What do you consider to be the most important ideas and concepts to impart to aspiring musicians?
One must feel or imagine what the composer really wanted to say in his composition.
Do not practise with your head elsewhere, unless it is a purely a technical exercise.
Listen to singers – instrumentalists often forget that there needs to be breathing in our phrases too.
Born in Rostov-on-Don, Russia, Yulia gave her debut performance aged 7, performing Bach’s Keyboard Concerto in F minor with the Rostov State Symphony Orchestra. Since then, she has performed extensively in Europe and Asia, most recently in Japan, Spain, Germany, Russia and Ukraine.
Since her first major competition win in Poland, aged 9, Yulia has won first prize in piano competitions in Paris, Andorra, Kiev, Kharkov and St. Petersburg. After winning the first prize and gold medal in the junior section of the 2004 Tchaikovsky International Competition, Yulia appeared as concerto soloist in Moscow, Dubrovnik, Busan and Tokyo.A subsequent recital tour of Japan followed, as well as recitals in Italy, France and Poland.
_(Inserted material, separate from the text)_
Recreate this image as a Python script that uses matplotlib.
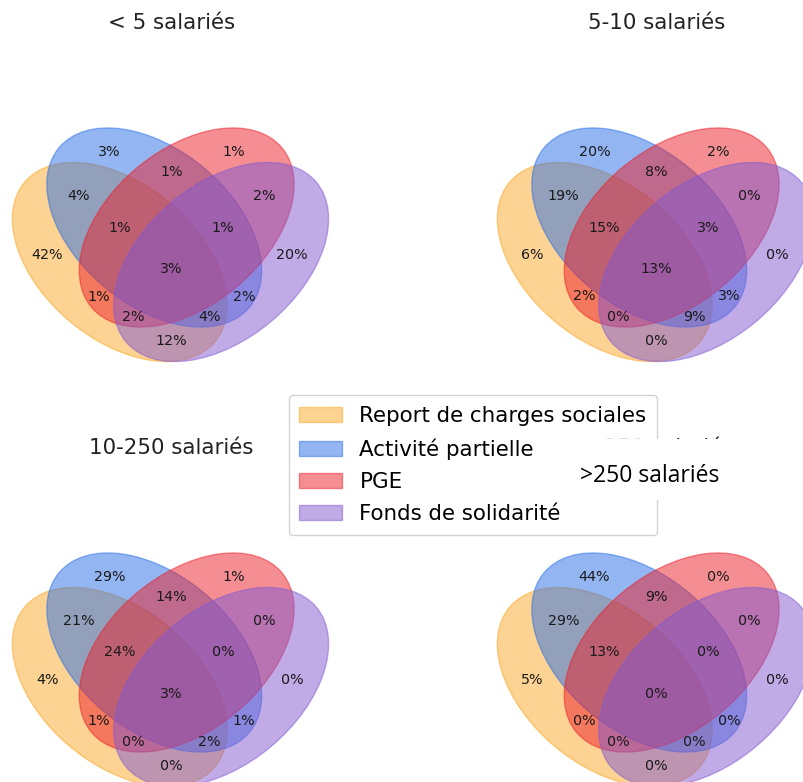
import matplotlib.pyplot as plt
from matplotlib import patches

# ensembles (ordre pyvenn : A, B, C, D)
names = ["Report de charges sociales", "Activité partielle", "PGE", "Fonds de solidarité"]
colors = [(0.98, 0.62, 0.05, 0.45),
          (0.16, 0.43, 0.90, 0.50),
          (0.92, 0.12, 0.16, 0.50),
          (0.51, 0.35, 0.82, 0.50)]

titles = ["< 5 salariés", "5-10 salariés", "10-250 salariés", "> 250 salariés"]

# régions de l'intersection
regions = ["1000", "0100", "0010", "0001", "1100", "0110", "0011", "1010",
           "0101", "1001", "1110", "1101", "1011", "0111", "1111"]
moins_5 = [42, 3, 1, 20, 4, 1, 2, 1, 2, 12, 1, 4, 2, 1, 3]
de_5_10 = [6, 20, 2, 0, 19, 8, 0, 2, 3, 0, 15, 9, 0, 3, 13]
de_10_250 = [4, 29, 1, 0, 21, 14, 0, 1, 1, 0, 24, 2, 0, 0, 3]
plus_250 = [5, 44, 0, 0, 29, 9, 0, 0, 0, 0, 13, 0, 0, 0, 0]
panels = [moins_5, de_5_10, de_10_250, plus_250]

# géométrie du diagramme à 4 ellipses (comme pyvenn.venn4)
ellipses = [(0.350, 0.400, 140.0), (0.450, 0.500, 140.0),
            (0.544, 0.500, 40.0), (0.644, 0.400, 40.0)]
label_pos = {
    "0001": (0.85, 0.42), "0010": (0.68, 0.72), "0011": (0.77, 0.59),
    "0100": (0.32, 0.72), "0101": (0.71, 0.30), "0110": (0.50, 0.66),
    "0111": (0.65, 0.50), "1000": (0.14, 0.42), "1001": (0.50, 0.17),
    "1010": (0.29, 0.30), "1011": (0.39, 0.24), "1100": (0.23, 0.59),
    "1101": (0.61, 0.24), "1110": (0.35, 0.50), "1111": (0.50, 0.38),
}

W, H = 804, 782
fig = plt.figure(figsize=(W / 100, H / 100), dpi=100)

# positions des axes en pixels (gauche, haut)
boxes = [(-1, 55), (484, 55), (-1, 480), (484, 480)]
size = 345

handles = []
for k, (vals, title, (x0, y0)) in enumerate(zip(panels, titles, boxes)):
    ax = fig.add_axes([x0 / W, 1 - (y0 + size) / H, size / W, size / H])
    ax.set_xlim(0, 1)
    ax.set_ylim(0, 1)
    ax.set_aspect("equal")
    ax.set_axis_off()
    for (cx, cy, ang), col in zip(ellipses, colors):
        e = patches.Ellipse((cx, cy), 0.72, 0.45, angle=ang, color=col)
        ax.add_patch(e)
        if k == 0:
            handles.append(patches.Patch(facecolor=col, edgecolor=col))
    for reg, v in zip(regions, vals):
        x, y = label_pos[reg]
        ax.text(x, y, f"{v}%", ha="center", va="center", fontsize=10.3,
                color="#1a1a1a")
    ax.set_title(title, fontsize=15.4, pad=19, color="#222222")

leg = fig.legend(handles, names, loc="center", bbox_to_anchor=(473 / W, 1 - 465 / H),
                 fontsize=15.4, framealpha=0.85, borderpad=0.5, labelspacing=0.58)

# cache blanc collé par-dessus le dernier titre
fig.patches.append(patches.Rectangle((566 / W, 1 - 500 / H), 200 / W, 61 / H,
                                     transform=fig.transFigure, facecolor="white",
                                     edgecolor="none", zorder=10))
fig.text(650 / W, 1 - 476 / H, ">250 salariés", ha="center", va="center",
         fontsize=16.5, family=["Open Sans", "DejaVu Sans"], color="black", zorder=11)

fig.savefig("out.png", dpi=100)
Yulia’s debut CD recording – of the solo piano works of Badarzewska – was made in Japan in 2007 and a subsequent documentary was made about her musical life by the Japanese Broadcasting Corporation (NHK). As well as recent concerto performances with the Hiroshima and Sendai Symphony Orchestras, Yulia appeared as concerto soloist in the Philharmonie, Berlin in October 2010.
Yulia studied in Rostov and Moscow with Naum Shtarkman before moving to Berlin in 2006 to study with Professor Klaus Hellwig at the Universität der Künste. Amongst numerous scholarships, she has received awards from the Menuhin and Hindemith Foundations in Germany and the Mstislav Rostropovitch Foundation in Russia. She holdsMaster of Music degree (Distinction) from the Royal College of Music in London where she studied with Dmitri Alexeev.
Yulia also had lessons with Andras Schiff, Mitsuko Uchida and Paul Badura-Skoda. Amongst numerous scholarships, she has received awards from the Menuhin and Hindemith Foundations in Germany and the Mstislav Rostropovitch Foundation in Russia. Yulia was a Mills Williams Junior Fellow at the Royal College of Music in 2012/2013.